Mabhaudhi, with the input of Mpandeli and others, established WEF nexus research as a key aspect of the work of CTAFS, saying he noticed practical problems in these areas that could be tackled from a nexus approach while conducting his PhD research and so worked towards building a multi-disciplinary network within and outside UKZN to develop new WEF nexus knowledge.
The WEF nexus is an integrated, cross-sectoral approach to managing natural resources in a manner that secures sustainable development in all three sectors, which are intricately connected and inter-dependent, with challenges in one affecting the other two. With accelerating environmental change and growing demands on resources, effective management of all three aspects is crucial, particularly in parts of the world where resource scarcities, increasing populations, environmental degradation and climate change threaten sustainable socio-economic development.
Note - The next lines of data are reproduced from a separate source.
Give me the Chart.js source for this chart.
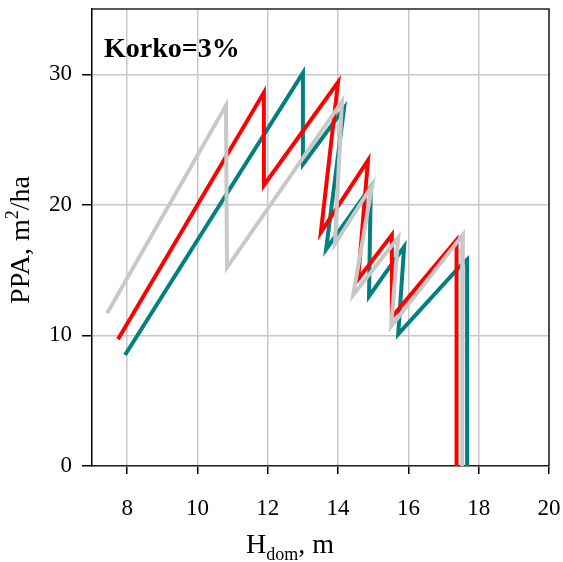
<!DOCTYPE html>
<html>
<head>
<meta charset="utf-8">
<script src="https://cdn.jsdelivr.net/npm/chart.js@4.4.0/dist/chart.umd.min.js"></script>
<style>
  html, body { margin: 0; padding: 0; background: #fff; }
  #wrap { width: 563px; height: 562px; }
</style>
</head>
<body>
<div id="wrap"><canvas id="chart"></canvas></div>
<script>
const xTicks = [8, 10, 12, 14, 16, 18, 20];
const yTicks = [0, 10, 20, 30];

// H_dom (m) and PPA (m2/ha), three runs
const tealX = [7.94, 13.00, 13.00, 14.17, 13.66, 14.93, 14.88, 15.88, 15.71, 17.47, 17.67, 17.67];
const tealY = [8.5, 30.1, 23.1, 27.4, 16.6, 21.4, 13.0, 16.8, 10.1, 15.3, 15.8, 0];

const redX = [7.74, 11.89, 11.89, 14.00, 13.51, 14.85, 14.57, 15.53, 15.53, 17.37, 17.37];
const redY = [9.7, 28.6, 21.5, 29.4, 17.9, 23.4, 14.3, 17.7, 11.4, 17.3, 0];

const grayX = [7.43, 10.81, 10.84, 14.11, 13.91, 14.97, 14.43, 15.71, 15.51, 17.55, 17.53];
const grayY = [11.7, 27.6, 15.2, 27.9, 17.0, 21.5, 13.1, 17.5, 10.7, 17.7, 0];

const serif = '"Liberation Serif", "Times New Roman", serif';

function pts(xs, ys) {
  return xs.map((x, i) => ({ x: x, y: ys[i] }));
}

function line(data, color, order) {
  return {
    data: data,
    showLine: true,
    borderColor: color,
    backgroundColor: color,
    borderWidth: 4,
    pointRadius: 0,
    pointHoverRadius: 0,
    borderJoinStyle: 'miter',
    order: order,
  };
}

const labelsPlugin = {
  id: 'labels',
  afterDraw(chart) {
    const { ctx, chartArea: a } = chart;
    ctx.save();
    ctx.strokeStyle = '#222';
    ctx.lineWidth = 1.5;
    ctx.beginPath();
    ctx.moveTo(a.left, a.top);
    ctx.lineTo(a.right, a.top);
    ctx.lineTo(a.right, a.bottom);
    ctx.stroke();

    ctx.fillStyle = '#000';
    ctx.textBaseline = 'alphabetic';
    ctx.textAlign = 'left';
    ctx.font = 'bold 28px ' + serif;
    ctx.fillText('Korko=3%', a.left + 12, 57);

    // x title: H_dom, m
    const big = '28px ' + serif, small = '18px ' + serif;
    ctx.font = big;
    const w1 = ctx.measureText('H').width;
    const w3 = ctx.measureText(', m').width;
    ctx.font = small;
    const w2 = ctx.measureText('dom').width;
    let x = 290 - (w1 + w2 + w3) / 2;
    const base = 553;
    ctx.font = big; ctx.fillText('H', x, base); x += w1;
    ctx.font = small; ctx.fillText('dom', x, base + 7); x += w2;
    ctx.font = big; ctx.fillText(', m', x, base);

    // y title: PPA, m^2/ha
    ctx.translate(29, 240);
    ctx.rotate(-Math.PI / 2);
    ctx.font = big;
    const v1 = ctx.measureText('PPA, m').width;
    const v3 = ctx.measureText('/ha').width;
    ctx.font = small;
    const v2 = ctx.measureText('2').width;
    let y = -(v1 + v2 + v3) / 2;
    ctx.font = big; ctx.fillText('PPA, m', y, 0); y += v1;
    ctx.font = small; ctx.fillText('2', y, -11); y += v2;
    ctx.font = big; ctx.fillText('/ha', y, 0);
    ctx.restore();
  }
};

new Chart(document.getElementById('chart'), {
  type: 'scatter',
  data: {
    datasets: [
      line(pts(grayX, grayY), '#c8c8c8', 0),
      line(pts(redX, redY), '#ff0000', 1),
      line(pts(tealX, tealY), '#008080', 2),
    ],
  },
  options: {
    responsive: true,
    maintainAspectRatio: false,
    animation: false,
    layout: { padding: { top: 9, right: 14, left: 0, bottom: 0 } },
    plugins: {
      legend: { display: false },
      tooltip: { enabled: false },
    },
    scales: {
      x: {
        type: 'linear',
        min: 7,
        max: 20,
        afterBuildTicks: (axis) => { axis.ticks = xTicks.map(v => ({ value: v })); },
        afterFit: (axis) => { axis.height = 96; axis.paddingLeft = 0; axis.paddingRight = 0; },
        grid: { color: '#c8c8c8', lineWidth: 1.5, tickColor: '#000', tickLength: 8, tickWidth: 1.5 },
        border: { display: true, color: '#222', width: 1.5 },
        ticks: { color: '#000', font: { family: serif, size: 23 }, padding: 21, maxRotation: 0 },
      },
      y: {
        type: 'linear',
        min: 0,
        max: 35,
        afterBuildTicks: (axis) => { axis.ticks = yTicks.map(v => ({ value: v })); },
        afterFit: (axis) => { axis.width = 92; axis.paddingTop = 0; axis.paddingBottom = 0; },
        grid: { color: '#c8c8c8', lineWidth: 1.5, tickColor: '#000', tickLength: 10, tickWidth: 1.5 },
        border: { display: true, color: '#000', width: 1.5 },
        ticks: { color: '#000', font: { family: serif, size: 23 }, padding: 10 },
      },
    },
  },
  plugins: [labelsPlugin],
});
</script>
</body>
</html>
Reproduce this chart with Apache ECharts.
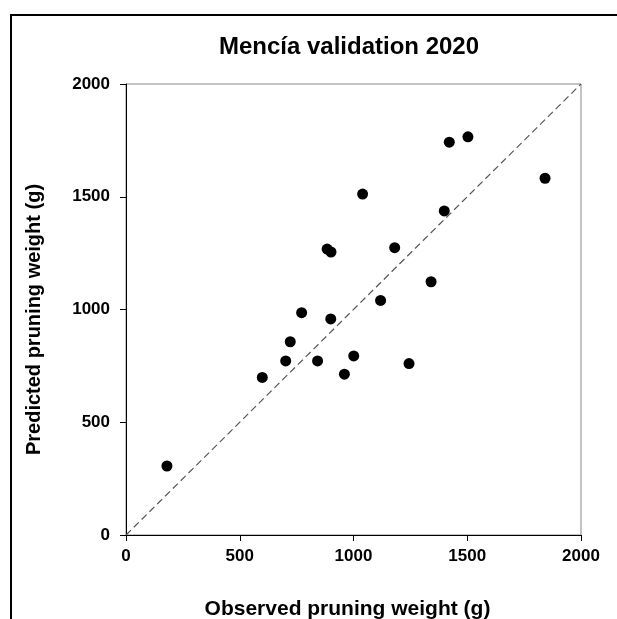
<!DOCTYPE html>
<html>
<head>
<meta charset="utf-8">
<script src="https://cdn.jsdelivr.net/npm/echarts@6/dist/echarts.min.js"></script>
<style>html,body{margin:0;padding:0;background:#fff;}#c{width:617px;height:619px;}</style>
</head>
<body>
<div id="c"></div>
<script>
const titleText = 'Mencía validation 2020';
const xName = 'Observed pruning weight (g)';
const yName = 'Predicted pruning weight (g)';
const observed = [180, 599, 702, 722, 772, 842, 900, 884, 901, 960, 1001, 1040, 1119, 1181, 1244, 1341, 1399, 1421, 1503, 1842];
const predicted = [306, 699, 772, 857, 986, 772, 958, 1268, 1255, 713, 794, 1512, 1040, 1274, 760, 1123, 1437, 1742, 1766, 1582];
const refLine = [[0, 0], [2000, 2000]];
const axisMin = 0, axisMax = 2000, axisStep = 500;

const points = observed.map((x, i) => [x, predicted[i]]);
const FONT = '"Liberation Sans", Arial, sans-serif';

const chart = echarts.init(document.getElementById('c'));
chart.setOption({
  backgroundColor: '#fff',
  animation: false,
  title: {
    text: titleText,
    left: 344,
    textAlign: 'center',
    top: 30,
    textStyle: { fontFamily: FONT, fontWeight: 'bold', fontSize: 24, color: '#000' }
  },
  graphic: [{
    type: 'rect',
    shape: { x: 11, y: 15, width: 700, height: 700 },
    style: { fill: 'none', stroke: '#000', lineWidth: 2 },
    silent: true, z: 100
  }],
  grid: {
    left: 126, top: 84, width: 455, height: 451,
    containLabel: false, outerBoundsMode: 'none',
    show: true, borderColor: '#888', borderWidth: 1, backgroundColor: '#fff'
  },
  xAxis: {
    type: 'value', min: axisMin, max: axisMax, interval: axisStep,
    name: xName, nameLocation: 'middle', nameGap: 64,
    nameTextStyle: { fontFamily: FONT, fontWeight: 'bold', fontSize: 21, color: '#000', padding: [0, 12, 0, 0] },
    axisLine: { show: true, lineStyle: { color: '#000', width: 1 } },
    axisTick: { show: true, inside: false, length: 6, lineStyle: { color: '#000' } },
    axisLabel: { margin: 13, fontFamily: FONT, fontWeight: 'bold', fontSize: 17, color: '#000', formatter: v => String(v) },
    splitLine: { show: false }
  },
  yAxis: {
    type: 'value', min: axisMin, max: axisMax, interval: axisStep,
    name: yName, nameLocation: 'middle', nameGap: 82,
    nameTextStyle: { fontFamily: FONT, fontWeight: 'bold', fontSize: 20, color: '#000', padding: [0, 20, 0, 0] },
    axisLine: { show: true, lineStyle: { color: '#000', width: 1 } },
    axisTick: { show: true, inside: false, length: 6, lineStyle: { color: '#000' } },
    axisLabel: { margin: 16, fontFamily: FONT, fontWeight: 'bold', fontSize: 17, color: '#000', formatter: v => String(v) },
    splitLine: { show: false }
  },
  series: [
    {
      type: 'line', data: refLine, symbol: 'none', silent: true,
      lineStyle: { color: '#555', width: 1.2, type: [7, 4] }, z: 2
    },
    {
      type: 'scatter', data: points, symbol: 'circle', symbolSize: 11,
      itemStyle: { color: '#000', opacity: 1 }, z: 3
    }
  ]
});
</script>
</body>
</html>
‘The challenge arises in effective implementation of the WEF nexus approach and the translation of knowledge into action. Cross-cutting challenges are systemic, complex and vicious in nature, with responses often sector- or discipline-based due to our sectoral governance systems,’ said Mabhaudhi.
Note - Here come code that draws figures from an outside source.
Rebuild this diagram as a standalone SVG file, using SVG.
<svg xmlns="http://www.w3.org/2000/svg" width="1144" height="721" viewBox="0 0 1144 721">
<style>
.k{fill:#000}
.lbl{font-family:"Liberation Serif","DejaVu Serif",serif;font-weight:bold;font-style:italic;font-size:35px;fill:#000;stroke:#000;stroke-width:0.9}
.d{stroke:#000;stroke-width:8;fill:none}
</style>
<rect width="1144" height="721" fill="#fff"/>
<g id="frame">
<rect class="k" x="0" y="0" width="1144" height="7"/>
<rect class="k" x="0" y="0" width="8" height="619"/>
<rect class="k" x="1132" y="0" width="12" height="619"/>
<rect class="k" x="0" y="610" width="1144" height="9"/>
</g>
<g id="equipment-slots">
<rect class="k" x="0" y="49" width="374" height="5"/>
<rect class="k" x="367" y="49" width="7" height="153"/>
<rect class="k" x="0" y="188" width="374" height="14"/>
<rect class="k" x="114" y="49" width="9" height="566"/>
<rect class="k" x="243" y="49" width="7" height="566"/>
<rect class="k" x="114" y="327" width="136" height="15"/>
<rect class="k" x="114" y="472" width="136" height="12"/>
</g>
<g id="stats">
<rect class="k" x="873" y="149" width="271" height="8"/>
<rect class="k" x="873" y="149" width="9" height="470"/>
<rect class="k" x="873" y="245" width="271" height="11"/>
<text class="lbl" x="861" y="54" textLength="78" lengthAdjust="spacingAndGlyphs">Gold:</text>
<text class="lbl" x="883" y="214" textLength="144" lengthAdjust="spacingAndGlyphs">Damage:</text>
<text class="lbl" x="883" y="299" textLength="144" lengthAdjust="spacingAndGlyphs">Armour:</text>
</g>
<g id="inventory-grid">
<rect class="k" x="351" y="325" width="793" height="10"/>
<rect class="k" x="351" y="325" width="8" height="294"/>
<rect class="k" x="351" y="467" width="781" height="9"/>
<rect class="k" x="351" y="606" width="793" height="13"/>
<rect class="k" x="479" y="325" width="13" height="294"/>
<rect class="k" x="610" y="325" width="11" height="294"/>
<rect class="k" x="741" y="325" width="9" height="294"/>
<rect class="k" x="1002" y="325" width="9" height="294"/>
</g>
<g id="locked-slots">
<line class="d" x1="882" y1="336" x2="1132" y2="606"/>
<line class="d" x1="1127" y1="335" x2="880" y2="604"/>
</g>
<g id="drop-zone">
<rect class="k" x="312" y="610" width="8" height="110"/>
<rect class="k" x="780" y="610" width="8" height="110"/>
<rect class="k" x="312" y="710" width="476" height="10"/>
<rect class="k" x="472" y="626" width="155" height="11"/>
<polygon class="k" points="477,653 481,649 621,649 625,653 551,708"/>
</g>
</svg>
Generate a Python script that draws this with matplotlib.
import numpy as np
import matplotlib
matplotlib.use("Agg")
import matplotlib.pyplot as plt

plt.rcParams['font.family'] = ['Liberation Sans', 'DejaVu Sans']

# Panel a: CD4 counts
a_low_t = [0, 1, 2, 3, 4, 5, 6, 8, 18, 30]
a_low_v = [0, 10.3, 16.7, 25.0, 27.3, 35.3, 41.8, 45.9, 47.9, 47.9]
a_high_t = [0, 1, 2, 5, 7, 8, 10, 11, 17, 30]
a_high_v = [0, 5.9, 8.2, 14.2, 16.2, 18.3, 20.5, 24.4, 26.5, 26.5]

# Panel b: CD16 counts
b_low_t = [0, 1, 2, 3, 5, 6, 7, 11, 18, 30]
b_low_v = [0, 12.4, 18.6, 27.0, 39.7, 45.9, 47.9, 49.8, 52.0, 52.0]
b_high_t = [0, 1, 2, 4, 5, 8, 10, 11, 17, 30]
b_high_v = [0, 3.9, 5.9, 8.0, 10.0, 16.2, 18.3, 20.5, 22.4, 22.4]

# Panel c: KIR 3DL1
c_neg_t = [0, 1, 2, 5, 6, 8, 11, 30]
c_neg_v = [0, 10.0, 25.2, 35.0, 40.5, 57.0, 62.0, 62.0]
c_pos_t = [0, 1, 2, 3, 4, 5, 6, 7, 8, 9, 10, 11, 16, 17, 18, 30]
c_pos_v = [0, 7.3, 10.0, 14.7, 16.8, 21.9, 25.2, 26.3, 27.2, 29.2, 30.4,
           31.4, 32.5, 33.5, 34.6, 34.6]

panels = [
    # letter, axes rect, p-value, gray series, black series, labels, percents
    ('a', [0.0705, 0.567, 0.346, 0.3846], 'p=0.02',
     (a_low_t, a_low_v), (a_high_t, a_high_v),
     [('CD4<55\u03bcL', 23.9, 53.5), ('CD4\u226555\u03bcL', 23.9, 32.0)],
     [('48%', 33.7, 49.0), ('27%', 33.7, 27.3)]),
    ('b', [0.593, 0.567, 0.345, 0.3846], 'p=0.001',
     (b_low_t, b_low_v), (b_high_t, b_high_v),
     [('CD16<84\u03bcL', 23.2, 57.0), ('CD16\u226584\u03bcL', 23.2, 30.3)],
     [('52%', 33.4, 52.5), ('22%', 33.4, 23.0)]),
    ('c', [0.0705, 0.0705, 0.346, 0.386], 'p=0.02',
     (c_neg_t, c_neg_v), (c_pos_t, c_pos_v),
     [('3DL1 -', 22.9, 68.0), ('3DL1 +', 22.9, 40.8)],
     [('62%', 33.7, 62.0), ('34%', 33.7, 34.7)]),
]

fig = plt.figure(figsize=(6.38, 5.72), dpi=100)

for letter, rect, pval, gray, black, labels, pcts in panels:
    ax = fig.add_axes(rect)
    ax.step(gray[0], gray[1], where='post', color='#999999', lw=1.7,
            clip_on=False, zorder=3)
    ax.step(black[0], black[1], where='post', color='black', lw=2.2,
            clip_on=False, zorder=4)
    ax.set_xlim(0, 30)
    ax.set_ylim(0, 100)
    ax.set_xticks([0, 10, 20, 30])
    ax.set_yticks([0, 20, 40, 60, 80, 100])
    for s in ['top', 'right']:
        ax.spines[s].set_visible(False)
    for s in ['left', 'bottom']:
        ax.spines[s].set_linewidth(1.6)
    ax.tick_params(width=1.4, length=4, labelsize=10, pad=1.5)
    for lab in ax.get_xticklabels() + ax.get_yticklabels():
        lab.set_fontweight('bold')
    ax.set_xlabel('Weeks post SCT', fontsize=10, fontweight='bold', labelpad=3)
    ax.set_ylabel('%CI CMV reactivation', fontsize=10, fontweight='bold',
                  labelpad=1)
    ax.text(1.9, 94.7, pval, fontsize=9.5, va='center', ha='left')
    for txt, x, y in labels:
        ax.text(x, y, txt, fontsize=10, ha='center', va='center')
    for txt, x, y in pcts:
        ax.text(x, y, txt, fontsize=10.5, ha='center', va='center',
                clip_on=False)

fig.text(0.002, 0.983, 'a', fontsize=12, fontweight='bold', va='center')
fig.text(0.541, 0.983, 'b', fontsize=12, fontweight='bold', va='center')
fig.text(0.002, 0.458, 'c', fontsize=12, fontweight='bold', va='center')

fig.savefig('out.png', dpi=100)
‘Consequently, most administrative, implementation and monitoring and evaluation mechanisms are sector-based, making it difficult to transition integrated approaches from theory to practice.’
The Theory of Change outlined by this research provides pathways to overcome barriers to WEF nexus operationalisation, mitigate trade-offs and strengthen synergies for achieving simultaneous WEF securities, achieve sustainable socio-economic development, and inform the science-policy-practice interface.
‘This established a shared vision behind which all actors can rally, and shows plausible pathways and activities on how the goal can be achieved,’ said Mabhaudhi.
‘These pathways are contextualised for different user groups across science, policy and practitioner domains, and also show how the different domains can interact to achieve the goal.’
Operationalising the WEF nexus is important for achieving several of the Sustainable Development Goals (SDGs), and will inform sustainable pathways towards regional priorities linked to achieving WEF securities, job and wealth creation, improved livelihoods and well-being, and regional integration.
Following on from this Theory of Change, researchers are working on conducting case studies at different scales and developing scenarios for the WEF nexus for informing strategic planning in support of achieving the SDGs and the African Union’s Agenda 2063.